§ **Instructions to follow**
All of the material below is to be repeated exactly.

☆ ☆ ☆

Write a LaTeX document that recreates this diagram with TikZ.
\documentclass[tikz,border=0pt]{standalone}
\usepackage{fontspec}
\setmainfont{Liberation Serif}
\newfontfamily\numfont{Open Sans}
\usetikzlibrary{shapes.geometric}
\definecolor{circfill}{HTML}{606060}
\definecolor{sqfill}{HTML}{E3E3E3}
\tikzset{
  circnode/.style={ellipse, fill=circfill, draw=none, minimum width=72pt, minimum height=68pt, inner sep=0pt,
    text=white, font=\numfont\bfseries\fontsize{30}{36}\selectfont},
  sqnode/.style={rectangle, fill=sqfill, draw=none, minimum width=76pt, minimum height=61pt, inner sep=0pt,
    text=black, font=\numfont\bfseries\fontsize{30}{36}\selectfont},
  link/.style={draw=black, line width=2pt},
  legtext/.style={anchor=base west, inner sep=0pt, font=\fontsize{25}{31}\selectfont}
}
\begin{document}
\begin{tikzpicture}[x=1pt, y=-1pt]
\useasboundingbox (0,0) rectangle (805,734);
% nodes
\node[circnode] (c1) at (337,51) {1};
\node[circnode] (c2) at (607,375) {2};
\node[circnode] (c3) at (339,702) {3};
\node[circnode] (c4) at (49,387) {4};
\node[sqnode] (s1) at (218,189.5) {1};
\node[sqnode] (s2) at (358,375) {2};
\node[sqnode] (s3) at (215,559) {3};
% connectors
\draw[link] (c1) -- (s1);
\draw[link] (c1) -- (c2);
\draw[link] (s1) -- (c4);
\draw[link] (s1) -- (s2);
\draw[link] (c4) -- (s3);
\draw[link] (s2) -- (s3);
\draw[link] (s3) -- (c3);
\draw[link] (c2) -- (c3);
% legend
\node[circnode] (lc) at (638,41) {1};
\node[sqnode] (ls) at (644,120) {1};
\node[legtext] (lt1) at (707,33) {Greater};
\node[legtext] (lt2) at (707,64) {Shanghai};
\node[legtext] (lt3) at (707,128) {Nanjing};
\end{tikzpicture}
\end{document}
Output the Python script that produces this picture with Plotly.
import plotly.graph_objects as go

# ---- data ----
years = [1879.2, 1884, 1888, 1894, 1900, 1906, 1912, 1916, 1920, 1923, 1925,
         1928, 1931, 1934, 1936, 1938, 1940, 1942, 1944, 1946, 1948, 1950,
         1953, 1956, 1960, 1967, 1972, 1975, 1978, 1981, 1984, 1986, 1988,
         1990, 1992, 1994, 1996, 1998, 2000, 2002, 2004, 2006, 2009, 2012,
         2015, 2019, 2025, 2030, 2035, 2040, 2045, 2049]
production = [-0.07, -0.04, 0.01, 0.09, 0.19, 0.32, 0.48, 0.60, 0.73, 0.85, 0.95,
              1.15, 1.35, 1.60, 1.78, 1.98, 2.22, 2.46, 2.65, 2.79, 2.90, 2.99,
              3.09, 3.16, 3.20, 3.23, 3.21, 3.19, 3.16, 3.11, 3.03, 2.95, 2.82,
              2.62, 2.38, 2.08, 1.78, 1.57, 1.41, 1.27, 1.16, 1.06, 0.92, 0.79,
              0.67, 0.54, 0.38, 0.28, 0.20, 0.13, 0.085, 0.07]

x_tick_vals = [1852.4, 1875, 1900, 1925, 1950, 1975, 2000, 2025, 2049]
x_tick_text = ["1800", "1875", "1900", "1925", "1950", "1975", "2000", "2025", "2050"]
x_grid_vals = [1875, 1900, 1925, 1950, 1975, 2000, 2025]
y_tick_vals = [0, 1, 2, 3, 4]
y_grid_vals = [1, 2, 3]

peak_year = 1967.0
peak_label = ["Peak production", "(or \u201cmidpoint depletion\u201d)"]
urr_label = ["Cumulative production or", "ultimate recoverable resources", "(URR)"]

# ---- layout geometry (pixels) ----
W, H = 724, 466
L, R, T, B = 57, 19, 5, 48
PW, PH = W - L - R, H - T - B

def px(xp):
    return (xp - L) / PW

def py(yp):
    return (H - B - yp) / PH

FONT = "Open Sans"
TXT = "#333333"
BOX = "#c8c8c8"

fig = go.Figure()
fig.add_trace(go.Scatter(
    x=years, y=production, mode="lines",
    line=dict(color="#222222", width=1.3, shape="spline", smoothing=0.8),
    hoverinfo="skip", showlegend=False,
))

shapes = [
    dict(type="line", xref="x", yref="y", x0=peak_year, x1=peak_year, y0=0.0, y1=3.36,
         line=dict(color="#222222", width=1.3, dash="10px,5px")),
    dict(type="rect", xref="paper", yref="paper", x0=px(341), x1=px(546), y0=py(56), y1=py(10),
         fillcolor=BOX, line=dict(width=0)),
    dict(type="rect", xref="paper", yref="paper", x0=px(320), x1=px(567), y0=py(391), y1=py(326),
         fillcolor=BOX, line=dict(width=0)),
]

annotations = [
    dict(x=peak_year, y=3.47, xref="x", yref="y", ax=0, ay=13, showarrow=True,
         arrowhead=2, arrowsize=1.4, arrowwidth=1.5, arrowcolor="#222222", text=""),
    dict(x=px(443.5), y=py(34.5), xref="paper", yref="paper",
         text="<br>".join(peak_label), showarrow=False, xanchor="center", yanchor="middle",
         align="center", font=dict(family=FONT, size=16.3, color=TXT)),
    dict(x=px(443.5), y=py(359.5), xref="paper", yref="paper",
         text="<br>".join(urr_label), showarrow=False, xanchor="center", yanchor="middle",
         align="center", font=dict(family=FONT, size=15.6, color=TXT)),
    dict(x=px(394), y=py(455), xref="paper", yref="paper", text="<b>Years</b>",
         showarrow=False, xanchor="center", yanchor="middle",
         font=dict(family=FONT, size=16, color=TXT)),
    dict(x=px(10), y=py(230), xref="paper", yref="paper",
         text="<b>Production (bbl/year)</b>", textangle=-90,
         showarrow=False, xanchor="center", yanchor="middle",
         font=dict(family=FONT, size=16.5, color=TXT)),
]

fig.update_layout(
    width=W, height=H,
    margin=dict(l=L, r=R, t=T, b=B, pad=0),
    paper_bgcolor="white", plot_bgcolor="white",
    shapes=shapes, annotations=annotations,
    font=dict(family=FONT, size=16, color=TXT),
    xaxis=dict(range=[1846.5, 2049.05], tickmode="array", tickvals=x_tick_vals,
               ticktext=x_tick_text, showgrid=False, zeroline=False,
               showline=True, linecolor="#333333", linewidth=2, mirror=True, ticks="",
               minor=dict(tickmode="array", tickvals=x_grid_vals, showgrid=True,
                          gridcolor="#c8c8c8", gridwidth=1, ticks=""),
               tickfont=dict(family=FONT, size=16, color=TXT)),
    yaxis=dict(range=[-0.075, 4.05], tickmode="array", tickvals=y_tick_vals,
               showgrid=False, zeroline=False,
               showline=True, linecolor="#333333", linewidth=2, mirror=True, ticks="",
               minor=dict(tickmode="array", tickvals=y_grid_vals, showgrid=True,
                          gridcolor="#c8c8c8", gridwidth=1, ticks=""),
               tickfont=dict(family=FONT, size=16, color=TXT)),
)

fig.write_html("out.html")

☆ ☆ ☆

§ **Solution**
Write a LaTeX document that recreates this diagram with TikZ.
\documentclass[tikz,border=0pt]{standalone}
\usepackage{fontspec}
\setmainfont{Liberation Serif}
\newfontfamily\numfont{Open Sans}
\usetikzlibrary{shapes.geometric}
\definecolor{circfill}{HTML}{606060}
\definecolor{sqfill}{HTML}{E3E3E3}
\tikzset{
  circnode/.style={ellipse, fill=circfill, draw=none, minimum width=72pt, minimum height=68pt, inner sep=0pt,
    text=white, font=\numfont\bfseries\fontsize{30}{36}\selectfont},
  sqnode/.style={rectangle, fill=sqfill, draw=none, minimum width=76pt, minimum height=61pt, inner sep=0pt,
    text=black, font=\numfont\bfseries\fontsize{30}{36}\selectfont},
  link/.style={draw=black, line width=2pt},
  legtext/.style={anchor=base west, inner sep=0pt, font=\fontsize{25}{31}\selectfont}
}
\begin{document}
\begin{tikzpicture}[x=1pt, y=-1pt]
\useasboundingbox (0,0) rectangle (805,734);
% nodes
\node[circnode] (c1) at (337,51) {1};
\node[circnode] (c2) at (607,375) {2};
\node[circnode] (c3) at (339,702) {3};
\node[circnode] (c4) at (49,387) {4};
\node[sqnode] (s1) at (218,189.5) {1};
\node[sqnode] (s2) at (358,375) {2};
\node[sqnode] (s3) at (215,559) {3};
% connectors
\draw[link] (c1) -- (s1);
\draw[link] (c1) -- (c2);
\draw[link] (s1) -- (c4);
\draw[link] (s1) -- (s2);
\draw[link] (c4) -- (s3);
\draw[link] (s2) -- (s3);
\draw[link] (s3) -- (c3);
\draw[link] (c2) -- (c3);
% legend
\node[circnode] (lc) at (638,41) {1};
\node[sqnode] (ls) at (644,120) {1};
\node[legtext] (lt1) at (707,33) {Greater};
\node[legtext] (lt2) at (707,64) {Shanghai};
\node[legtext] (lt3) at (707,128) {Nanjing};
\end{tikzpicture}
\end{document}
Output the Python script that produces this picture with Plotly.
import plotly.graph_objects as go

# ---- data ----
years = [1879.2, 1884, 1888, 1894, 1900, 1906, 1912, 1916, 1920, 1923, 1925,
         1928, 1931, 1934, 1936, 1938, 1940, 1942, 1944, 1946, 1948, 1950,
         1953, 1956, 1960, 1967, 1972, 1975, 1978, 1981, 1984, 1986, 1988,
         1990, 1992, 1994, 1996, 1998, 2000, 2002, 2004, 2006, 2009, 2012,
         2015, 2019, 2025, 2030, 2035, 2040, 2045, 2049]
production = [-0.07, -0.04, 0.01, 0.09, 0.19, 0.32, 0.48, 0.60, 0.73, 0.85, 0.95,
              1.15, 1.35, 1.60, 1.78, 1.98, 2.22, 2.46, 2.65, 2.79, 2.90, 2.99,
              3.09, 3.16, 3.20, 3.23, 3.21, 3.19, 3.16, 3.11, 3.03, 2.95, 2.82,
              2.62, 2.38, 2.08, 1.78, 1.57, 1.41, 1.27, 1.16, 1.06, 0.92, 0.79,
              0.67, 0.54, 0.38, 0.28, 0.20, 0.13, 0.085, 0.07]

x_tick_vals = [1852.4, 1875, 1900, 1925, 1950, 1975, 2000, 2025, 2049]
x_tick_text = ["1800", "1875", "1900", "1925", "1950", "1975", "2000", "2025", "2050"]
x_grid_vals = [1875, 1900, 1925, 1950, 1975, 2000, 2025]
y_tick_vals = [0, 1, 2, 3, 4]
y_grid_vals = [1, 2, 3]

peak_year = 1967.0
peak_label = ["Peak production", "(or \u201cmidpoint depletion\u201d)"]
urr_label = ["Cumulative production or", "ultimate recoverable resources", "(URR)"]

# ---- layout geometry (pixels) ----
W, H = 724, 466
L, R, T, B = 57, 19, 5, 48
PW, PH = W - L - R, H - T - B

def px(xp):
    return (xp - L) / PW

def py(yp):
    return (H - B - yp) / PH

FONT = "Open Sans"
TXT = "#333333"
BOX = "#c8c8c8"

fig = go.Figure()
fig.add_trace(go.Scatter(
    x=years, y=production, mode="lines",
    line=dict(color="#222222", width=1.3, shape="spline", smoothing=0.8),
    hoverinfo="skip", showlegend=False,
))

shapes = [
    dict(type="line", xref="x", yref="y", x0=peak_year, x1=peak_year, y0=0.0, y1=3.36,
         line=dict(color="#222222", width=1.3, dash="10px,5px")),
    dict(type="rect", xref="paper", yref="paper", x0=px(341), x1=px(546), y0=py(56), y1=py(10),
         fillcolor=BOX, line=dict(width=0)),
    dict(type="rect", xref="paper", yref="paper", x0=px(320), x1=px(567), y0=py(391), y1=py(326),
         fillcolor=BOX, line=dict(width=0)),
]

annotations = [
    dict(x=peak_year, y=3.47, xref="x", yref="y", ax=0, ay=13, showarrow=True,
         arrowhead=2, arrowsize=1.4, arrowwidth=1.5, arrowcolor="#222222", text=""),
    dict(x=px(443.5), y=py(34.5), xref="paper", yref="paper",
         text="<br>".join(peak_label), showarrow=False, xanchor="center", yanchor="middle",
         align="center", font=dict(family=FONT, size=16.3, color=TXT)),
    dict(x=px(443.5), y=py(359.5), xref="paper", yref="paper",
         text="<br>".join(urr_label), showarrow=False, xanchor="center", yanchor="middle",
         align="center", font=dict(family=FONT, size=15.6, color=TXT)),
    dict(x=px(394), y=py(455), xref="paper", yref="paper", text="<b>Years</b>",
         showarrow=False, xanchor="center", yanchor="middle",
         font=dict(family=FONT, size=16, color=TXT)),
    dict(x=px(10), y=py(230), xref="paper", yref="paper",
         text="<b>Production (bbl/year)</b>", textangle=-90,
         showarrow=False, xanchor="center", yanchor="middle",
         font=dict(family=FONT, size=16.5, color=TXT)),
]

fig.update_layout(
    width=W, height=H,
    margin=dict(l=L, r=R, t=T, b=B, pad=0),
    paper_bgcolor="white", plot_bgcolor="white",
    shapes=shapes, annotations=annotations,
    font=dict(family=FONT, size=16, color=TXT),
    xaxis=dict(range=[1846.5, 2049.05], tickmode="array", tickvals=x_tick_vals,
               ticktext=x_tick_text, showgrid=False, zeroline=False,
               showline=True, linecolor="#333333", linewidth=2, mirror=True, ticks="",
               minor=dict(tickmode="array", tickvals=x_grid_vals, showgrid=True,
                          gridcolor="#c8c8c8", gridwidth=1, ticks=""),
               tickfont=dict(family=FONT, size=16, color=TXT)),
    yaxis=dict(range=[-0.075, 4.05], tickmode="array", tickvals=y_tick_vals,
               showgrid=False, zeroline=False,
               showline=True, linecolor="#333333", linewidth=2, mirror=True, ticks="",
               minor=dict(tickmode="array", tickvals=y_grid_vals, showgrid=True,
                          gridcolor="#c8c8c8", gridwidth=1, ticks=""),
               tickfont=dict(family=FONT, size=16, color=TXT)),
)

fig.write_html("out.html")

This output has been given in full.